According to Perry, FBI agents told recruits what to collect and what not to collect, saying, “We don’t want to know about constitutionally protected activity.” Perry added, “We would give them essentially a list: ‘Violence, potential violence, criminal activity.’ To some point it was health and safety as well, because, you know, we had an informant placed and in position where they could report on that.” 

The deposition of U.S. Marshal Paul Ward said that the FBI also sent agents into the camps undercover. O’Connell denied the claim. “There were no undercover agents used at all, ever.” He confirmed, however, that he and other agents did visit the camps routinely. For the first couple months of the protests, O’Connell himself arrived at the camps soon after dawn most days, wearing outdoorsy clothing from REI or Dick’s Sporting Goods. “Being plainclothes, we could kind of slink around and, you know, do what we had to do,” he said. O’Connell would chat with whomever he ran into. Although he sometimes handed out his card, he didn’t always identify himself as FBI. “If people didn’t ask, I didn’t tell them,” he said.  

He said two of the agents he worked with avoided confrontations with protesters, and Ward’s deposition indicates that the pair raised concerns with the U.S. marshal about the safety of entering the camps without local police knowing. Despite its efforts, the FBI uncovered no widespread criminal activity beyond personal drug use and “misdemeanor-type activity,” O’Connell said in his deposition. 

The U.S. Marshals Service, as well as Ward, declined to comment, citing ongoing litigation. A spokesperson for the FBI said the press office does not comment on litigation.

Infiltration wasn’t the only activity carried out by federal law enforcement. Customs and Border Protection responded to the protests with its MQ-9 Reaper drone, a model best known for remote airstrikes in Iraq and Afghanistan, which was flying above the encampments by August 22, supplying video footage known as the “Bigpipe Feed.” The drone flew nearly 281 hours over six months, costing the agency $1.5 million. Customs and Border Protection declined a request for comment, citing the litigation.

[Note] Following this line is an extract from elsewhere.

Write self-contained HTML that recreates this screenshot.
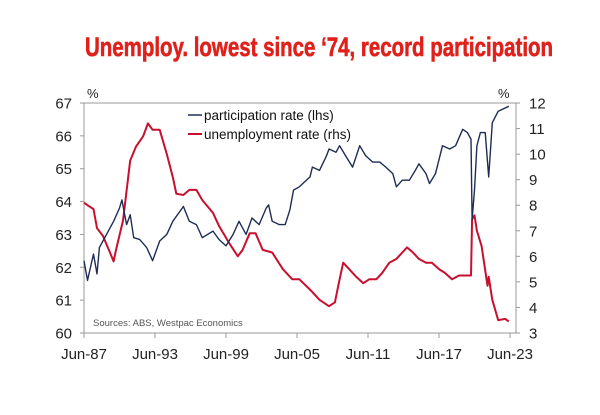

The biggest beneficiary of federal law enforcement’s spending was Energy Transfer Partners. In fact, the company donated $15 million to North Dakota to help foot the bill for the state’s parallel efforts to quell the disruptions. During the protests, the company’s private security contractor, TigerSwan, coordinated with local law enforcement and passed along information collected by its own undercover and eavesdropping operations.

Energy Transfer Partners also sought to influence the FBI. It was the FBI, however, that initiated its relationship with the company. In his deposition, O’Connell said he showed up at Energy Transfer Partners’ office within a day or two of beginning to investigate the movement and was soon meeting and communicating with executive vice president Joey Mahmoud.

At one point, Mahmoud pointed the FBI toward Indigenous activist and actor Dallas Goldtooth, saying that “he’s the ring leader making this violent,” according to an email an attorney described.

Throughout the protests, federal law enforcement officials pushed to obtain more resources to police the anti-pipeline movement. Perry wanted drones that could zoom in on faces and license plates, and O’Connell thought the FBI should investigate crowd-sourced funding, which could have ties to North Korea, he claimed in his deposition. Both requests were denied.

O’Connell clarified that he was more concerned about China or Russia than North Korea, and it was not just state actors that worried him. “If somebody like George Soros or some of these other well-heeled activists are trying to disrupt things in my turf, I want to know what’s going on,” he explained, referring to the billionaire philanthropist, who conspiracists theorize controls progressive causes.

To the federal law enforcement officials working on the ground at Standing Rock, there was no reason they shouldn’t be able to use all the resources at the federal government’s disposal to confront this latest Indigenous uprising.

“That shit should have been crushed like immediately,” O’Connell said.